In demanding that allowance for obsolescence be made ten years in advance of the time it may actually accrue, the taxpayer cannot require proof that the requisite contingencies will not happen; but the burden is upon it to establish with a reasonable degree of certainty that they will occur, and the most that can be said of the record here is that what may take place is uncertain. What a conservative business corporation might do in building up a reserve is not necessarily the criterion; such a concern may very well provide for mere contingencies, for in case they do not occur it will have suffered no loss. Appellant is not placed in great peril by the action of the board for under the regulations the plan of computing depreciation may be changed from time to time, so that if, as the operation progresses, it becomes reasonably certain that, as contended, the plant will cease to be economically useful at the end of the period of the existing contract, deductions upon that account may be so spread over the remaining period as to amortize its entire cost. Article 166 of Regulation 62.

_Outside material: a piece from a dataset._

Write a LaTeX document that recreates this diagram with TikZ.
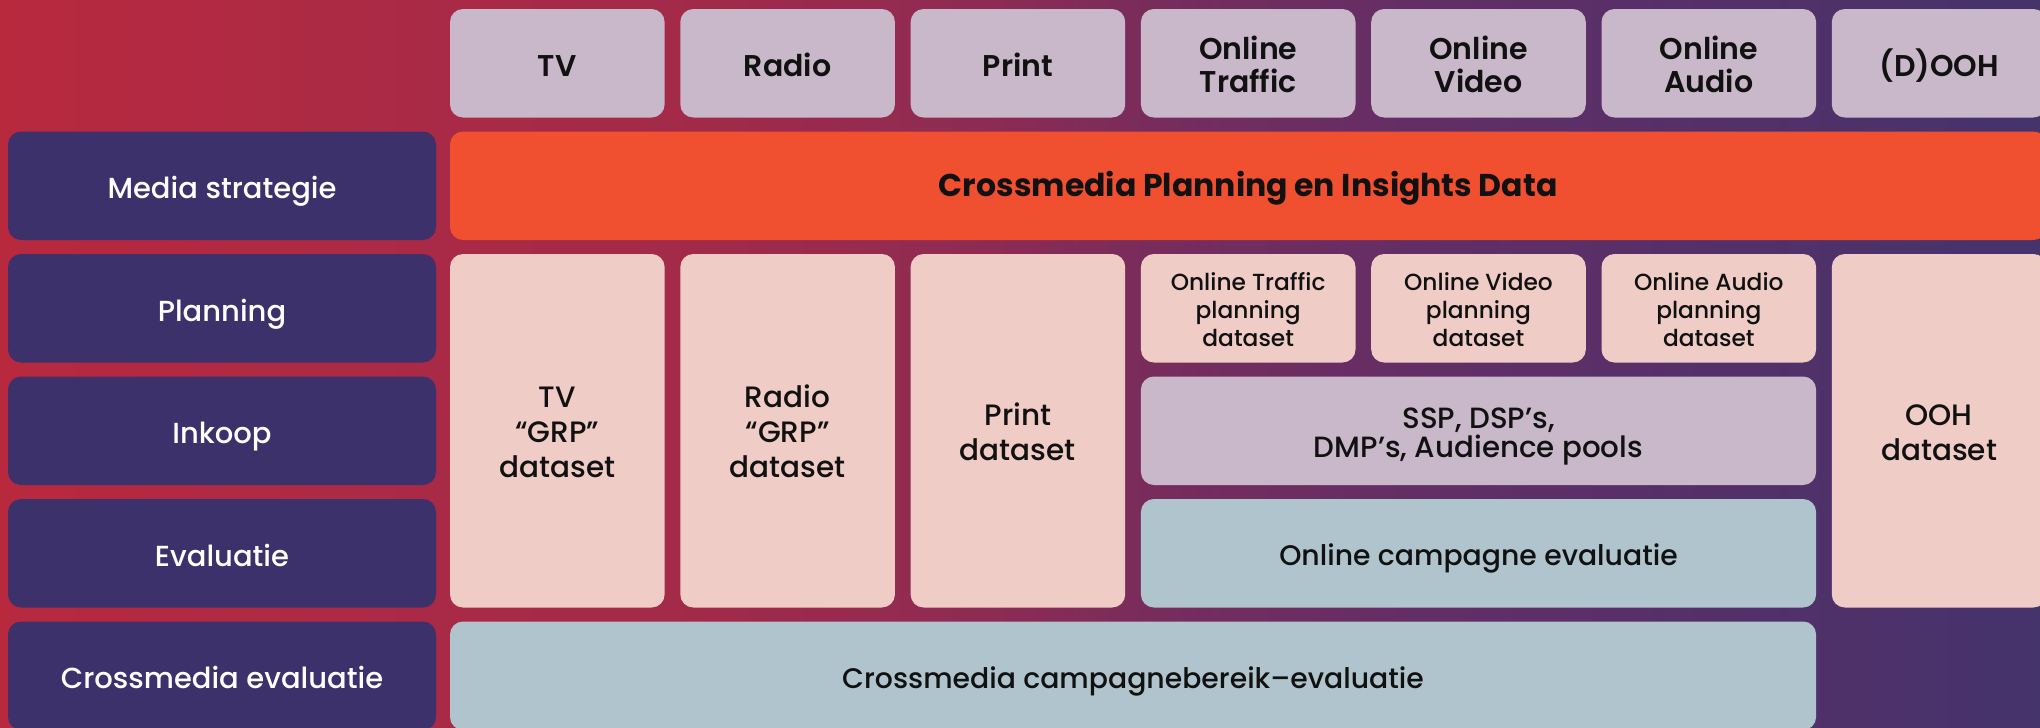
\documentclass[tikz,border=0pt]{standalone}
\usepackage{fontspec}
\setmainfont{Poppins}
\newfontfamily\medfont{Poppins Medium}
\newfontfamily\semifont{Poppins SemiBold}
\newfontfamily\heavyfont{Poppins Bold}

\definecolor{bgA}{HTML}{B8293E}
\definecolor{bgB}{HTML}{A92A46}
\definecolor{bgC}{HTML}{A22A49}
\definecolor{bgD}{HTML}{8C2B54}
\definecolor{bgE}{HTML}{782C5C}
\definecolor{bgF}{HTML}{642E65}
\definecolor{bgG}{HTML}{5A2F68}
\definecolor{bgH}{HTML}{4E3169}
\definecolor{bgI}{HTML}{45336C}
\definecolor{navy}{HTML}{3D316B}
\definecolor{lav}{HTML}{C9B8CA}
\definecolor{flame}{HTML}{F15030}
\definecolor{blush}{HTML}{F0CCC6}
\definecolor{steel}{HTML}{AFC4CC}
\definecolor{ink}{HTML}{111111}

% left-to-right backdrop; the path maps onto 25bp..75bp of the shading
\pgfdeclarehorizontalshading{backdrop}{100bp}{
  color(0bp)=(bgA); color(25bp)=(bgA); color(35.78bp)=(bgB);
  color(42.16bp)=(bgC); color(49.51bp)=(bgD); color(53.19bp)=(bgE);
  color(59.31bp)=(bgF); color(64.22bp)=(bgG); color(70.34bp)=(bgH);
  color(75bp)=(bgI); color(100bp)=(bgI)}

\tikzset{
  cell/.style={rectangle, rounded corners=13pt, inner sep=0pt, align=center, text=ink, text depth=0pt},
  % text height = room above the last baseline, so the lines sit a little low like the layout wants
  tx/.style={text height=#1},
  media/.style={cell, fill=lav, font=\semifont\fontsize{30}{33}\selectfont},
  phase/.style={cell, fill=navy, text=white, tx=26pt, font=\medfont\fontsize{29}{35}\selectfont},
  strategy/.style={cell, fill=flame, tx=21pt, font=\heavyfont\fontsize{31.5}{34}\selectfont},
  dataset/.style={cell, fill=blush, font=\medfont\fontsize{29.5}{35}\selectfont},
  smallset/.style={cell, fill=blush, tx=77pt, font=\medfont\fontsize{23.3}{28}\selectfont},
  tools/.style={cell, fill=lav, tx=53pt, font=\medfont\fontsize{29.3}{29}\selectfont},
  review/.style={cell, fill=steel, tx=25pt, font=\medfont\fontsize{28.3}{35}\selectfont},
  colw/.style={minimum width=214.6pt},
  rowh/.style={minimum height=108.5pt},
}

\begin{document}
\begin{tikzpicture}[x=1pt, y=-1pt]
  \useasboundingbox (0,0) rectangle (2040,728);
  \fill[shading=backdrop] (0,0) rectangle (2040,728);

  % media channels
  \node[media, tx=25.5pt, colw, rowh] (tv)    at (557.3,63.25)  {TV};
  \node[media, tx=25.5pt, colw, rowh] (radio) at (787.6,63.25)  {Radio};
  \node[media, tx=25.5pt, colw, rowh] (print) at (1017.9,63.25) {Print};
  \node[media, tx=59pt, colw, rowh] (otr)   at (1248.2,63.25) {Online\\Traffic};
  \node[media, tx=59pt, colw, rowh] (ovid)  at (1478.5,63.25) {Online\\Video};
  \node[media, tx=59pt, colw, rowh] (oaud)  at (1708.8,63.25) {Online\\Audio};
  \node[media, tx=25.5pt, colw, rowh] (dooh)  at (1939.1,63.25) {(D)OOH};

  % phases
  \node[phase, minimum width=428pt, rowh] (strat) at (222,185.75) {Media strategie};
  \node[phase, minimum width=428pt, rowh] (plan)  at (222,308.25) {Planning};
  \node[phase, minimum width=428pt, rowh] (buy)   at (222,430.75) {Inkoop};
  \node[phase, minimum width=428pt, rowh] (eval)  at (222,553.25) {Evaluatie};
  \node[phase, minimum width=428pt, rowh] (xeval) at (222,675.75) {Crossmedia evaluatie};

  % strategy band
  \node[strategy, minimum width=1596.4pt, rowh] (cpi) at (1248.2,185.75) {Crossmedia Planning en Insights Data};

  % datasets spanning planning to evaluation
  \node[dataset, tx=94pt, colw, minimum height=353.5pt] (tvset)    at (557.3,430.75)  {TV\\“GRP”\\dataset};
  \node[dataset, tx=94pt, colw, minimum height=353.5pt] (radioset) at (787.6,430.75)  {Radio\\“GRP”\\dataset};
  \node[dataset, tx=60pt, colw, minimum height=353.5pt] (printset) at (1017.9,430.75) {Print\\dataset};
  \node[dataset, tx=60pt, colw, minimum height=353.5pt] (oohset)   at (1939.1,430.75) {OOH\\dataset};

  % online planning datasets
  \node[smallset, colw, rowh] (otrset)  at (1248.2,308.25) {Online Traffic\\planning\\dataset};
  \node[smallset, colw, rowh] (ovidset) at (1478.5,308.25) {Online Video\\planning\\dataset};
  \node[smallset, colw, rowh] (oaudset) at (1708.8,308.25) {Online Audio\\planning\\dataset};

  % online buying and evaluation
  \node[tools, minimum width=675.2pt, rowh] (ssp)   at (1478.5,430.75) {SSP, DSP’s,\\DMP’s, Audience pools};
  \node[review, minimum width=675.2pt, rowh] (oeval) at (1478.5,553.25) {Online campagne evaluatie};

  % crossmedia reach evaluation
  \node[review, minimum width=1366.1pt, rowh] (reach) at (1133.05,675.75) {Crossmedia campagnebereik–evaluatie};
\end{tikzpicture}
\end{document}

We do not think it was error for the board to hold that, before the loss could be so spread, it must appear to "a practical certainty" that the plant would be useless at the end of the period. It is not a mere question of the burden of proof touching existing facts or current conditions; in that respect the evidence is without substantial conflict. Depreciation from day to day and year to year, resulting from wear and tear or other physical deterioration, is susceptible to present estimate. But in a sense the depreciation here claimed does not accrue until the end of the period of use; presently it is constructive only. While upon the assumption that the loss will, in fact, be incurred, it is but fair to spread it ratably over the entire period, it is also only fair to require that it be shown by a preponderance of proof that its occurrence in the future is reasonably or practically certain to take *20 place. A possibility or mere probability is not enough. It is not a case where we may apply the law of averages, based upon wide experience under similar conditions. Upon the facts of a special case, we are asked to forecast the future for 10 years, and this we ought not to do, where it is possible at a later date to correct a mistake and avoid substantial injustice therefrom by appropriate adjustments, unless the happening of the contingency is reasonably certain to occur. Even in the case of merchandising on credit, where losses from bad accounts are always probable, deductions are not allowed until the worthlessness of the account becomes reasonably certain, and it is charged off.

Affirmed.

NOTES

[*] Rehearing denied August 20, 1928.